Ce jardin d'encre, Bernard Noël
Ce jardin d’encre, poèmes publiés en français et en espagnol (traduction Sara Cohen), photographies de François Rouan (http://francoisrouan.net/), Cadastre8zéro, 2011
Ecrivain(s): Bernard Noël« à quoi bon maintenant savoir qu’un trajet n’est pas un sujet
que tout va par sauts par tournants sans qu’il y ait un but pour autant
d’ailleurs c’est toujours un contre but que cherche à promouvoir la langue
comme si elle préférait la bouche actuelle à la suivante
alors que l’espèce est indifférente à qui la perpétue
tant pis il est trop tard pour s’engager ici à mots perdus »

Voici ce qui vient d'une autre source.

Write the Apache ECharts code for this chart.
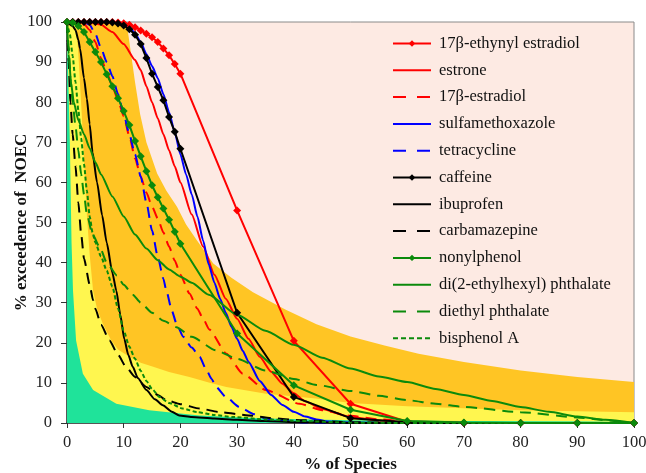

Chaque mot dans ce livre est un mot gagné sur la chute, sur la nuit, pour le tremblement de ce qui éclot lentement.
Ce jardin d'encre, si beau livre, livre très vivant, où les poèmes de Bernard Noël se lancent dans une étreinte avec les poèmes de Bernard Noël traduits en espagnol par Sara Cohen (douceur rythmique de cette langue que l’on murmure en se remémorant des odeurs de vieux cuir), se lancent dans une étreinte avec les images de François Rouan qui sont des figurations ouvrant sur l'abstrait – l'abstrait qu'est toute figuration lorsqu'elle est vraiment, comme ici, aperçue, forée, aperçue dans son détail et aperçue dans son mouvement, dans son mouvement avec lequel elle se confond et qui fait qu'elle semble, semble nous murmurer inlassablement Rouan, toujours presqu'identique bien qu'elle soit toujours résolument différente (le regard n'a pas le temps de s'accommoder d'abord), toujours identique jusqu'à pousser le regard à procéder de telle sorte que de nouveaux détails puissent affleurer, jusqu'à entraîner le regard au point qu'il suscite sa vision. Au point qu'il la réinvente.

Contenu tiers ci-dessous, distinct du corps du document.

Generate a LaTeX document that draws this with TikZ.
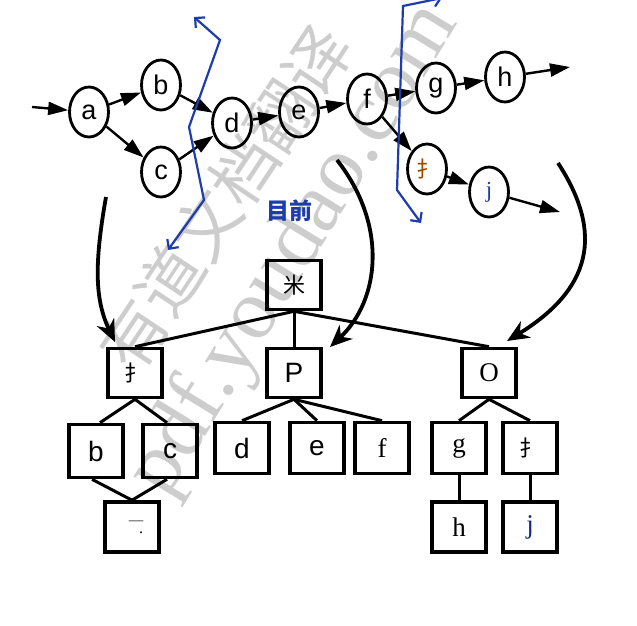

Les poèmes de Bernard Noël nous y poussent. On est dans leur espace. On est dans le lieu qu'ils instaurent, lieu mental mais aussi paysage qu'ils font défiler. Faisant défiler notre mémoire, et notre imaginaire. Alors, on s'arrête. On respire. On feuillette. On regarde. On essuie mentalement ses iris. On regarde autour de soi. Et les poèmes continuent d'être ce qui nous occupe, mentalement mais aussi physiquement. Ils sont cette présence qui se dit même lorsque le livre est fermé. Lent voyage dans l'espace qu'ils dessinent, qu'ils délivrent.